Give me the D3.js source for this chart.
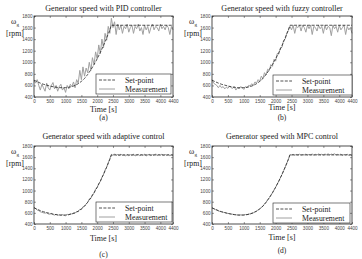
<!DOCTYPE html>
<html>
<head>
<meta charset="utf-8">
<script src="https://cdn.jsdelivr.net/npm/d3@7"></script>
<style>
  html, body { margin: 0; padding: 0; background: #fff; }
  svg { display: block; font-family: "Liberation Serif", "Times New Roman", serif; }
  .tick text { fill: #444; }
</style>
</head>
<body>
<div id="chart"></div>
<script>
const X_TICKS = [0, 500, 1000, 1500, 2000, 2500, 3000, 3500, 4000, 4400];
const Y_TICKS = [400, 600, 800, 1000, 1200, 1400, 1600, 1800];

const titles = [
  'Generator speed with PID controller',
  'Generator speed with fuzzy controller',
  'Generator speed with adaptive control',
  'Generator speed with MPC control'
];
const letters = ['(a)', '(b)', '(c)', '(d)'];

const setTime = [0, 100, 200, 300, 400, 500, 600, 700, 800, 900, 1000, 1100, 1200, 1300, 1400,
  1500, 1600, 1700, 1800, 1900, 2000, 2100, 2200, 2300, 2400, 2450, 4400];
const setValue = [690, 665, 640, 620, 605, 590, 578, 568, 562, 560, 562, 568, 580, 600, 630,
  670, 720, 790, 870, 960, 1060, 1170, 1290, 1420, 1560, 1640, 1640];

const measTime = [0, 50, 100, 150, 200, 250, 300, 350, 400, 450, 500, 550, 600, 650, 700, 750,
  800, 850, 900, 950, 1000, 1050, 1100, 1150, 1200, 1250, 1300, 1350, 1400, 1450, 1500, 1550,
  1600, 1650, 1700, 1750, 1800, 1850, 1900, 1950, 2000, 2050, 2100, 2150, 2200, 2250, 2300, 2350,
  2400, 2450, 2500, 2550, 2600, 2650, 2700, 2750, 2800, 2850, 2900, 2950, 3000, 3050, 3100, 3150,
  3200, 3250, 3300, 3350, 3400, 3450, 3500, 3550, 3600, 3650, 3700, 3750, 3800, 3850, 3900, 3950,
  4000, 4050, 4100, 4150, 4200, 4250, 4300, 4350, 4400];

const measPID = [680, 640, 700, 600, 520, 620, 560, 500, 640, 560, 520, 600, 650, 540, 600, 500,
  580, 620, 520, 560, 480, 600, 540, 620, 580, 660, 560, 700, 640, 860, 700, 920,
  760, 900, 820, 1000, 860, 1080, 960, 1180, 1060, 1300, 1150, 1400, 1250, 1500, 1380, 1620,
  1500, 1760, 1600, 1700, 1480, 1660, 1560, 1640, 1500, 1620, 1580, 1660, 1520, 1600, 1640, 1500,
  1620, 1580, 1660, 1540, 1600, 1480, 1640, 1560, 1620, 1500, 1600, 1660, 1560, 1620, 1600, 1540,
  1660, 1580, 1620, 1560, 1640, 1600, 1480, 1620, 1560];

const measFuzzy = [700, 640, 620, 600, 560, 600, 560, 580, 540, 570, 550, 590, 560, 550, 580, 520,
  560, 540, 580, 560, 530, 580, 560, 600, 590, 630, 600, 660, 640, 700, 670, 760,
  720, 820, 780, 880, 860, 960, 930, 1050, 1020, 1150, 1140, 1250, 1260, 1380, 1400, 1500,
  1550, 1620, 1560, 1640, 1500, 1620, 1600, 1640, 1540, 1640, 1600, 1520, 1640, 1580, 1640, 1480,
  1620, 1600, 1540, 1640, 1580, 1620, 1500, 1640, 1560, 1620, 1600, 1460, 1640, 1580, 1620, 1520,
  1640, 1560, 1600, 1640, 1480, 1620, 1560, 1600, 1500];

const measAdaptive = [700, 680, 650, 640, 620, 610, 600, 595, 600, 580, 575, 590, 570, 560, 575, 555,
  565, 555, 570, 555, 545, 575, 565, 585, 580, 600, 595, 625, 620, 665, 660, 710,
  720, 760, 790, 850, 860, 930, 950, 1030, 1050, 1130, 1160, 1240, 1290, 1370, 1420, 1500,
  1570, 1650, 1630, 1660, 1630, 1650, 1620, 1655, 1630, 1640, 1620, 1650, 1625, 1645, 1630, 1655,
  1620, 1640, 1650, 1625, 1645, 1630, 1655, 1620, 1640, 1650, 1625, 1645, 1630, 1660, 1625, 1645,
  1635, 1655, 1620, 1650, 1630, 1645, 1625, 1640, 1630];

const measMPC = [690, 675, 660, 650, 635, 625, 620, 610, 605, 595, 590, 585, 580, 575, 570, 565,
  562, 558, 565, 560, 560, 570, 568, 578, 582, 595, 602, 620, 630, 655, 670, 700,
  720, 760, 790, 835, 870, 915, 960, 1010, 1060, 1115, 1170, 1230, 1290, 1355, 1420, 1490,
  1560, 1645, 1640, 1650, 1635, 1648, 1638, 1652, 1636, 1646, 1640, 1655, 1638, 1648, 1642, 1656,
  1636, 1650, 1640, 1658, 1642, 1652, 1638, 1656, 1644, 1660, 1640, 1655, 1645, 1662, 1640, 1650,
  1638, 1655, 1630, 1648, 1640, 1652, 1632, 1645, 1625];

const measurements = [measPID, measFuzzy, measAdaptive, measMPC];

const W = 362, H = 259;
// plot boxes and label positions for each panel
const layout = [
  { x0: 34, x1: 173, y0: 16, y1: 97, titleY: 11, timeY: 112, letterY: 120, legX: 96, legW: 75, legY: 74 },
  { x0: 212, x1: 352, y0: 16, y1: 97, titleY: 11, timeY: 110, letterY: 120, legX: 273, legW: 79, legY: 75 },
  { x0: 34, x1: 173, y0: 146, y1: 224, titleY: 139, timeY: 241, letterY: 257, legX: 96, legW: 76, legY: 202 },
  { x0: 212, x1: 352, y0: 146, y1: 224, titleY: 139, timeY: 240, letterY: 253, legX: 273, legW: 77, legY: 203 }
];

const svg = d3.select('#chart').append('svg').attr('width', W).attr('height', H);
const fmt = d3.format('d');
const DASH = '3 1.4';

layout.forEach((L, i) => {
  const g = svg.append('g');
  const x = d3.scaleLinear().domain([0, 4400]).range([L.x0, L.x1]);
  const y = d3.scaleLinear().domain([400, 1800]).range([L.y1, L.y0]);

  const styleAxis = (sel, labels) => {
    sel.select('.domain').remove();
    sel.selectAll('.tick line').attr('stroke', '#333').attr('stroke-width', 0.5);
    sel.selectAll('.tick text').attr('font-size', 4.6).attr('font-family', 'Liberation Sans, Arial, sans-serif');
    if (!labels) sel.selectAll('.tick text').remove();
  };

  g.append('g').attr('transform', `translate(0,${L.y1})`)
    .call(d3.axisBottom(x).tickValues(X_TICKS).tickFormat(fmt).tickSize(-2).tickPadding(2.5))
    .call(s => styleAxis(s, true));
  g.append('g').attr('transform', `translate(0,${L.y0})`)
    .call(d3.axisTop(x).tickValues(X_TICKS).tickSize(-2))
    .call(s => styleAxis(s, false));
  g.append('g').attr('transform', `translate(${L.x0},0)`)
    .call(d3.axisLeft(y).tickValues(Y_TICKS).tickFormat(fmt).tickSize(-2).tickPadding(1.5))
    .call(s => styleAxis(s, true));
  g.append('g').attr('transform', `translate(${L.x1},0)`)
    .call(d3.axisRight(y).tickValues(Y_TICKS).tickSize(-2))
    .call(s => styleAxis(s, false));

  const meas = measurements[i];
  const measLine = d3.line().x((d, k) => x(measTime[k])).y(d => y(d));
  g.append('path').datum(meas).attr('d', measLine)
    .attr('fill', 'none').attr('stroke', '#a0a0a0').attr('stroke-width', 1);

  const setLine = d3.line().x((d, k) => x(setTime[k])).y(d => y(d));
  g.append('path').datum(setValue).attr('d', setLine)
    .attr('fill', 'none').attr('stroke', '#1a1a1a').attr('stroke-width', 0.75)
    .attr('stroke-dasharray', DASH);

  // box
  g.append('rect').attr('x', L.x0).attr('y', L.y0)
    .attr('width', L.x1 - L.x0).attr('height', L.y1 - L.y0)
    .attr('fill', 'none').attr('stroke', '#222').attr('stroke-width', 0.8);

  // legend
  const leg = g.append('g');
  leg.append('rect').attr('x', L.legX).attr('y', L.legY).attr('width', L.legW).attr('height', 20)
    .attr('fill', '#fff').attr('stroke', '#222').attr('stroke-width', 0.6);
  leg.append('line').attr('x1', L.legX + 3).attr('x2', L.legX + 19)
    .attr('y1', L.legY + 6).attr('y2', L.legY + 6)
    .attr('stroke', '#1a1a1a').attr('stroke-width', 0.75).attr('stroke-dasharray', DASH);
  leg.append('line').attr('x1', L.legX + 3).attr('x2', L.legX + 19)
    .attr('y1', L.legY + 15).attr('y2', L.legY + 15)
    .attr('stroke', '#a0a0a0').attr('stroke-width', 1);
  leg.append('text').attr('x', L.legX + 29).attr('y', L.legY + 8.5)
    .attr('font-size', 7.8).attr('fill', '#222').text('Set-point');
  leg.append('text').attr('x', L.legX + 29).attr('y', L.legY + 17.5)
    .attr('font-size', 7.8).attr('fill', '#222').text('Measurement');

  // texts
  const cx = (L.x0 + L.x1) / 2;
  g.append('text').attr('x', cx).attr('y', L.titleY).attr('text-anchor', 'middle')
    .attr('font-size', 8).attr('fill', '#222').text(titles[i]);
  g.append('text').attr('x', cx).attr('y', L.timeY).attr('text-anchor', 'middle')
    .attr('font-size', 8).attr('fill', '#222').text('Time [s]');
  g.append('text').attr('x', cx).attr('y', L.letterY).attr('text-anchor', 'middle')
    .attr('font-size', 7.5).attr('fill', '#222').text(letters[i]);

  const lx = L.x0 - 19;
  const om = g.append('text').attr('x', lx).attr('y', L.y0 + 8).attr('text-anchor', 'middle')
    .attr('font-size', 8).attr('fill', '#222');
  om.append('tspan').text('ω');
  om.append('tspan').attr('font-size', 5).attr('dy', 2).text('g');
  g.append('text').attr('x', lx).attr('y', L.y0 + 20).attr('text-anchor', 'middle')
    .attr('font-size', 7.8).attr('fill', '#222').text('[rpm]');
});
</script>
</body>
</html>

_What the task requires_. Return, unchanged, the lines from the first line of the material through the line that holds "const letters = ['(a)', '(b)', '(c)', '(d)'];", inclusive, omitting pictures.

_Solution_.
Give me the D3.js source for this chart.
<!DOCTYPE html>
<html>
<head>
<meta charset="utf-8">
<script src="https://cdn.jsdelivr.net/npm/d3@7"></script>
<style>
  html, body { margin: 0; padding: 0; background: #fff; }
  svg { display: block; font-family: "Liberation Serif", "Times New Roman", serif; }
  .tick text { fill: #444; }
</style>
</head>
<body>
<div id="chart"></div>
<script>
const X_TICKS = [0, 500, 1000, 1500, 2000, 2500, 3000, 3500, 4000, 4400];
const Y_TICKS = [400, 600, 800, 1000, 1200, 1400, 1600, 1800];

const titles = [
  'Generator speed with PID controller',
  'Generator speed with fuzzy controller',
  'Generator speed with adaptive control',
  'Generator speed with MPC control'
];
const letters = ['(a)', '(b)', '(c)', '(d)'];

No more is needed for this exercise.